To explore – Being open to step out of your comfort zone with the purpose of exploring and learning about a new culture in a way that goes beyond being tolerant, but rather proactively looking for the opportunity to utilize those learnings.
To Learn – To be able to combine openness and awareness of diversity across cultures and embrace such differences. Imitating a foreigner can be viewed as tolerance and acceptance, but the goal should be understanding what drives the behavior/custom, etc. Learning and understanding common patterns across cultures, countries, and markets.
To adapt – It is important to be able to navigate the various customs and cultural differences, geopolitical and economical climates, cultural conditions and expectations. This will make possible decisions in a way that is culturally sensitive and takes advantage of the potential opportunities that these differences bring.
2- There is no universally correct way to do things.
At the core of this concept, there are two main principles. Global Mindset leadership is situational and cultural differences, and similarities are neither positive nor negative.
Global Mindset leadership is Situational
Some cultures encourage entrepreneurship; some cultures encourage teamwork in meeting goals; some support a strong central leadership; others encourage dissent or discussion. Since talent in a global organization can be drawn from many parts of the world, leaders need to be more situational in their style, more aware of individual persons, and of timing and cultural context.
Cultural differences and similarities are not positive or negative
Awareness and openness is a way to appreciate global trends and sensitivity when making decisions. The idea that cultural differences aren’t positive or negative gives leaders an ability to connect with people from other cultures intellectually and emotionally. Cultures influence and sometimes dictates the way we dress, what and how we eat, the stories we tell. This awareness helps us connect with others because of those differences, rather than in spite of them.
Dr. Ranker believes that Global Mindset is the most important characteristic for managers and leaders to cultivate today because it enables them to connect with others and thrive in a VUCA environment typical of many global business situations.
In the future, the successful company will have a Global Mindset as a core characteristic of its leadership. Valuing diversity, and the different ways people communicate and interact will be manifest in all forms of communication, and in its customers’ perspective. However, one of the biggest challenges of globalization of business today is preparing global leaders.
Bringing a Global Mindset to how leaders behave might take many forms, for example, they might consider the cultural differences in dominant or passive conversational styles when conducting mixed team meetings.

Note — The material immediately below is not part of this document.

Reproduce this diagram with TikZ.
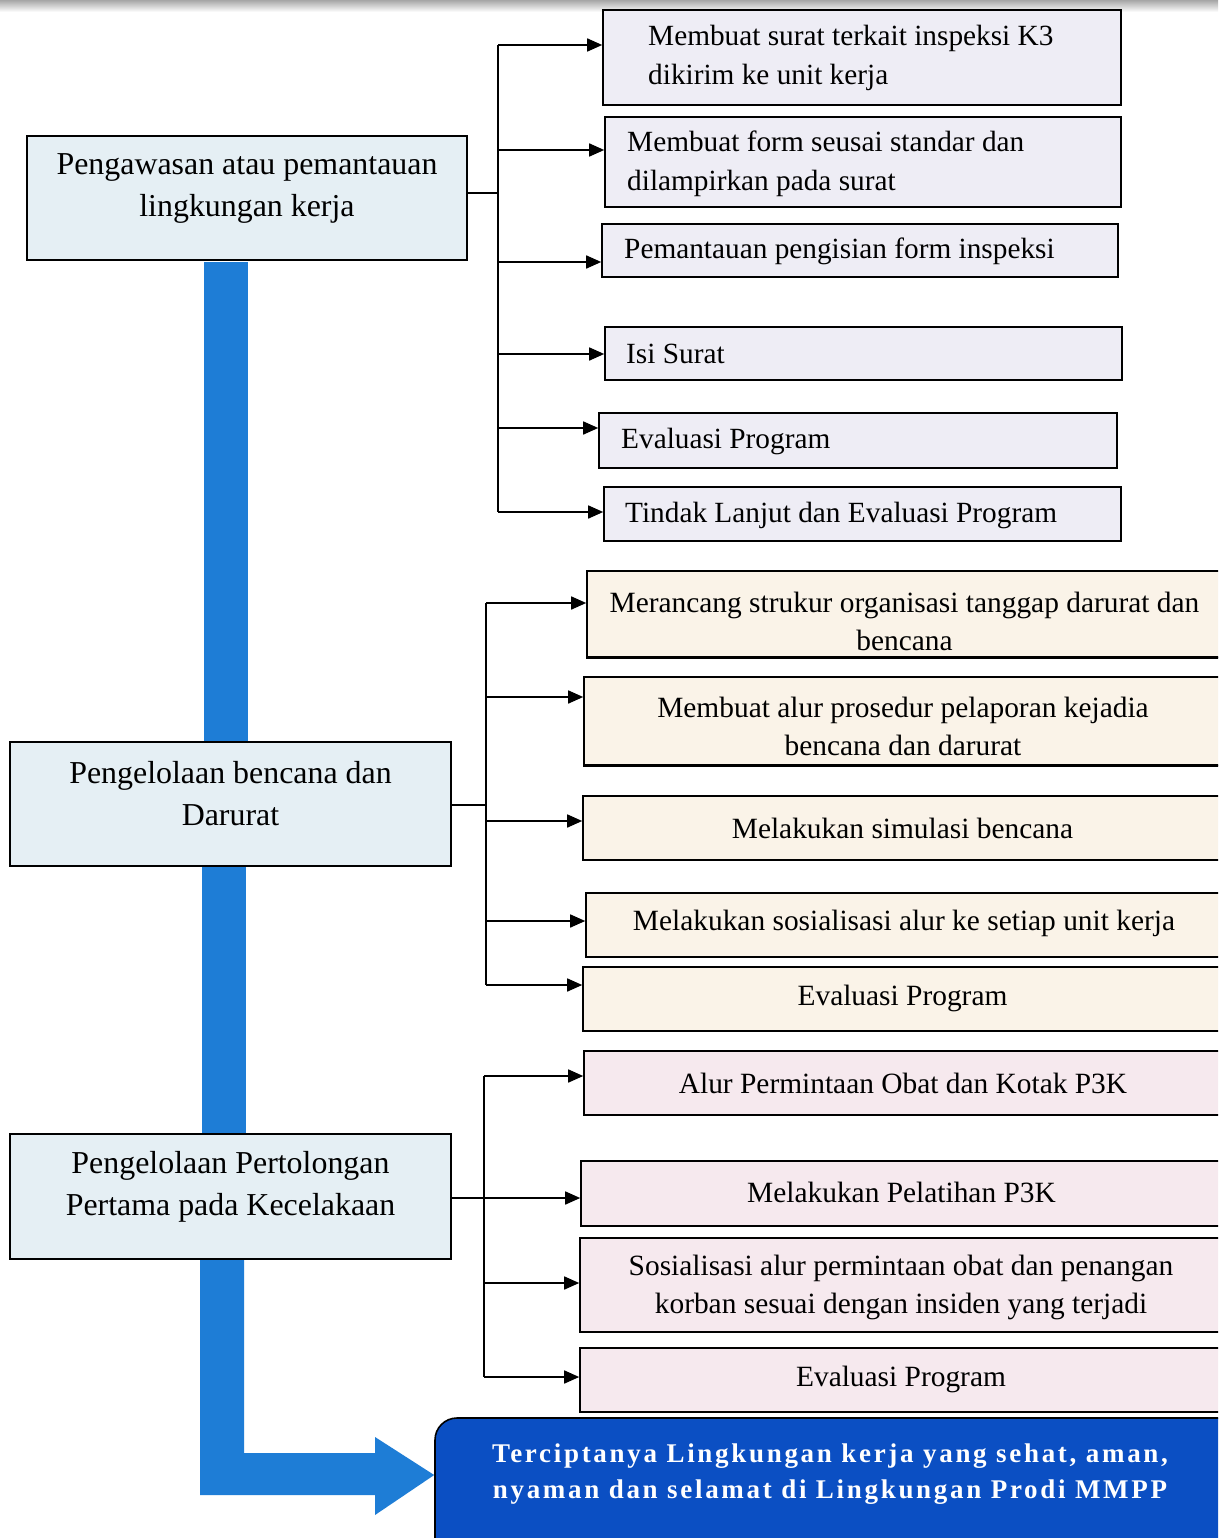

Or, they might consider the importance of relationships when doing business in some countries more than others. For example, in Asia the relationship comes first, and only after a relationship is established can business be discussed this can only be appreciated and successfully used by a Global Mindset Leader.
In short, the Global Mindset Definition is simple. This simplicity is what makes Dr. Gary Ranker’s coaching of global leaders so effective and powerful.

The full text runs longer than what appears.